REalyse data shows substantial development pipeline activity across areas most affected by the high-rise building safety regime. Central London boroughs such as Tower Hamlets, Greenwich, and Newham collectively account for over 79,000 proposed residential units in schemes of 50 or more homes—many of which will require BSR Gateway 2 approval. With London representing approximately 62% of all Gateway 2 decisions, the capital remains the primary testing ground for the new streamlined processes.

The BSR's 'batching pilot'—grouping applications for assessment by specialist external suppliers while retaining regulatory oversight—has shown early promise, with initial assessments delivered in a median time of four weeks. Developers can expect more consistent feedback and faster turnaround, provided applications meet quality thresholds.

However, the regulator has been clear about common causes of rejection and delay:

• Lack of fire performance evidence for cladding systems

• Missing structural calculations

• Inadequate detail on cavity ventilation

• Incomplete thermal performance data

• Poorly organised documentation and unsupported compliance claims

Developers submitting higher-quality applications can expect to benefit most from the new efficiency measures. Those who continue to submit incomplete or non-compliant documentation will find themselves at the back of an increasingly prioritised queue.

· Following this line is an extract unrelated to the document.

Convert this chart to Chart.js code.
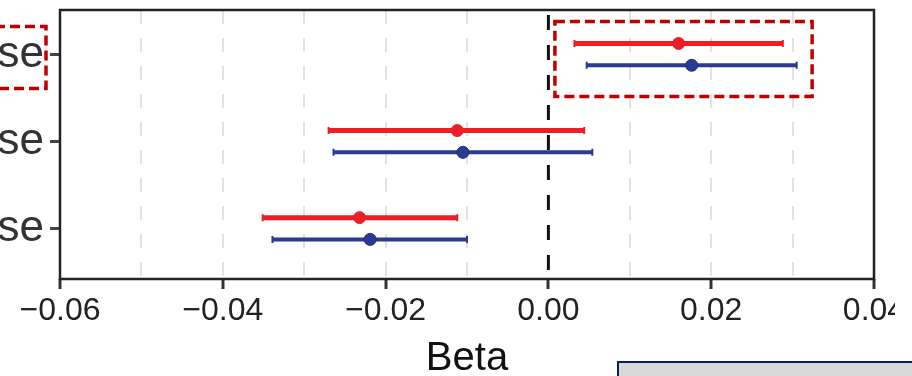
<!DOCTYPE html>
<html>
<head>
    <title>Beta</title>
    <script src="https://cdn.jsdelivr.net/npm/chart.js@4/dist/chart.umd.min.js"></script>
    <style>
        body { margin: 0; background: #fff; }
    </style>
</head>
<body>
    <canvas id="myChart" width="912" height="376"></canvas>

    <script>
        // rows, top to bottom (labels are cut off on the left in the original)
        let rowLabels = ['se', 'se', 'se'];

        // red series
        let redBeta = [0.0160, -0.0112, -0.0232];
        let redLow = [0.0032, -0.0270, -0.0351];
        let redHigh = [0.0288, 0.0044, -0.0112];

        // blue series
        let blueBeta = [0.0176, -0.0105, -0.0219];
        let blueLow = [0.0047, -0.0264, -0.0339];
        let blueHigh = [0.0305, 0.0054, -0.0100];

        let xTickLabels = [-0.06, -0.04, -0.02, 0.00, 0.02, 0.04];
        let xGridStep = 0.01;

        const RED = '#ee1d26';
        const BLUE = '#2b3a92';

        function makePoints(beta, offset) {
            return beta.map((b, i) => ({ x: b, y: i + 1 + offset }));
        }

        function isMajor(v) {
            return xTickLabels.some(t => Math.abs(t - v) < 1e-9);
        }

        function fmt(v) {
            let s = Math.abs(v).toFixed(2);
            return v < -1e-9 ? '\u2212' + s : s;
        }

        // error bars + frame + zero line
        const forestPlugin = {
            id: 'forest',
            beforeDatasetsDraw(chart) {
                let ctx = chart.ctx;
                let xs = chart.scales.x;
                let ys = chart.scales.y;
                let a = chart.chartArea;

                chart.data.datasets.forEach(ds => {
                    ds.data.forEach((p, i) => {
                        let y = ys.getPixelForValue(p.y);
                        let x1 = xs.getPixelForValue(ds.low[i]);
                        let x2 = xs.getPixelForValue(ds.high[i]);
                        ctx.save();
                        ctx.strokeStyle = ds.barColor;
                        ctx.lineWidth = ds.barWidth;
                        ctx.beginPath();
                        ctx.moveTo(x1, y);
                        ctx.lineTo(x2, y);
                        ctx.stroke();
                        if (ds.cap) {
                            ctx.lineWidth = 2;
                            ctx.beginPath();
                            ctx.moveTo(x1, y - ds.cap); ctx.lineTo(x1, y + ds.cap);
                            ctx.moveTo(x2, y - ds.cap); ctx.lineTo(x2, y + ds.cap);
                            ctx.stroke();
                        }
                        ctx.restore();
                    });
                });

                // vertical dashed line at zero
                let x0 = xs.getPixelForValue(0);
                ctx.save();
                ctx.strokeStyle = '#111';
                ctx.lineWidth = 3;
                ctx.setLineDash([15, 15]);
                ctx.lineDashOffset = -5;
                ctx.beginPath();
                ctx.moveTo(x0, a.top);
                ctx.lineTo(x0, a.bottom);
                ctx.stroke();
                ctx.restore();

                // panel border
                ctx.save();
                ctx.strokeStyle = '#222';
                ctx.lineWidth = 2.5;
                ctx.strokeRect(a.left, a.top, a.right - a.left, a.bottom - a.top);
                ctx.restore();
            },
            afterDraw(chart) {
                let ctx = chart.ctx;
                let xs = chart.scales.x;
                let ys = chart.scales.y;
                let yRow = ys.getPixelForValue(1);

                ctx.save();
                ctx.strokeStyle = '#c00000';
                ctx.lineWidth = 3.5;
                ctx.setLineDash([10, 5]);
                // box around the first row label
                ctx.strokeRect(-5, yRow - 28, 51, 62);
                // box around the first row's intervals
                let bx1 = xs.getPixelForValue(0.0008);
                let bx2 = xs.getPixelForValue(0.0324);
                ctx.strokeRect(bx1, yRow - 33, bx2 - bx1, 75);
                ctx.restore();

                // right edge of the original is cut off
                ctx.save();
                ctx.fillStyle = '#fff';
                ctx.fillRect(895, 283, 20, 45);
                // partial box at the bottom right
                ctx.fillStyle = '#d9d9d9';
                ctx.fillRect(618, 362, 300, 20);
                ctx.strokeStyle = '#0b1f5c';
                ctx.lineWidth = 2;
                ctx.strokeRect(618, 362, 300, 20);
                ctx.restore();
            }
        };

        let ctx = document.getElementById('myChart');

        let myChart = new Chart(ctx, {
            type: 'scatter',
            data: {
                datasets: [
                    {
                        label: 'red',
                        data: makePoints(redBeta, -0.125),
                        low: redLow,
                        high: redHigh,
                        barColor: RED,
                        barWidth: 5,
                        cap: 3.5,
                        backgroundColor: RED,
                        borderColor: RED,
                        pointRadius: 6,
                        borderWidth: 1
                    },
                    {
                        label: 'blue',
                        data: makePoints(blueBeta, 0.125),
                        low: blueLow,
                        high: blueHigh,
                        barColor: BLUE,
                        barWidth: 4,
                        cap: 3.5,
                        backgroundColor: BLUE,
                        borderColor: '#1f2a6e',
                        pointRadius: 6,
                        borderWidth: 1
                    }
                ]
            },
            plugins: [forestPlugin],
            options: {
                responsive: false,
                animation: false,
                layout: { padding: { top: 10, right: 38, left: 0, bottom: 0 } },
                plugins: {
                    legend: { display: false },
                    tooltip: { enabled: false }
                },
                scales: {
                    x: {
                        type: 'linear',
                        min: -0.06,
                        max: 0.04,
                        afterFit: s => { s.height = 97; s.paddingLeft = 0; s.paddingRight = 0; },
                        afterBuildTicks: s => {
                            let t = [];
                            for (let k = -6; k <= 4; k++) t.push({ value: k * xGridStep });
                            s.ticks = t;
                        },
                        border: { display: false, dash: [14, 14] },
                        grid: {
                            color: c => (c.tick && Math.abs(c.tick.value) < 1e-9) ? 'rgba(0,0,0,0)' : '#e2e2e2',
                            lineWidth: 2,
                            tickLength: 10,
                            tickWidth: 3,
                            tickColor: c => (c.tick && isMajor(c.tick.value)) ? '#333' : 'rgba(0,0,0,0)'
                        },
                        ticks: {
                            autoSkip: false,
                            maxRotation: 0,
                            padding: 3,
                            color: '#222',
                            font: { family: 'Liberation Sans', size: 32 },
                            callback: v => isMajor(v) ? fmt(v) : ''
                        },
                        title: {
                            display: true,
                            text: 'Beta',
                            color: '#111',
                            font: { family: 'Liberation Sans', size: 40 },
                            padding: { top: 0, bottom: -7 }
                        }
                    },
                    y: {
                        type: 'linear',
                        reverse: true,
                        min: 0.49,
                        max: 3.58,
                        afterFit: s => { s.width = 60; s.paddingTop = 0; s.paddingBottom = 0; },
                        afterBuildTicks: s => {
                            s.ticks = rowLabels.map((l, i) => ({ value: i + 1 }));
                        },
                        border: { display: false },
                        grid: {
                            drawOnChartArea: false,
                            tickLength: 10,
                            tickWidth: 3,
                            tickColor: '#444'
                        },
                        ticks: {
                            padding: 6,
                            color: '#333',
                            font: { family: 'Liberation Sans', size: 44 },
                            callback: (v, i) => rowLabels[i]
                        }
                    }
                }
            }
        });
    </script>
</body>
</html>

Relief for leaseholders—but challenges remain

For the estimated hundreds of thousands of leaseholders living in buildings with unsafe cladding, the BSR's remediation push offers cautious grounds for optimism.

As of early 2026, remediation has been completed on approximately 36% of the 4,191 residential buildings over 11 metres identified with fire safety defects in England. A further 16% have works underway. For buildings 18 metres and above—the highest-risk category—46% of the 2,355 identified structures have completed remediation.

The BSR's remediation caseload currently stands at 279 live applications representing over 24,000 units. While the regulator aims to reduce this to a steady state of 80–100 cases by September 2026, the complexity of many schemes—particularly those involving occupied buildings, multiple funding streams, and coordination with freeholders—means some delays will persist.

The introduction of the Building Safety Levy in October 2026 will add a new funding mechanism to support remediation works, while the forthcoming Remediation Bill requires landlords of buildings over 18 metres to complete remediation by the end of 2029. These policy backstops create real deadlines, but also underscore the pressure on all parties to accelerate progress.

Outlook: a system finding its stride

The BSR's transformation from an overstretched new regulator to a standalone body with dedicated remediation capacity represents a genuine inflection point for building safety in England. The combination of operational reforms, recruitment drives, and targeted guidance should help clear the most intractable legacy cases while establishing more predictable pathways for new applications.

For developers, the message is clear: invest in application quality, engage early with the BSR's account management system, and expect faster outcomes as the system matures. For leaseholders, the pace of remediation is finally showing signs of acceleration—though vigilance will be needed to ensure the momentum is sustained.

The post-Grenfell reforms were always designed to be transformational. Nearly a decade on, the building safety regime is beginning to function as intended—balancing rigorous safety standards with the practical need to remediate existing buildings and deliver new, safe homes at scale.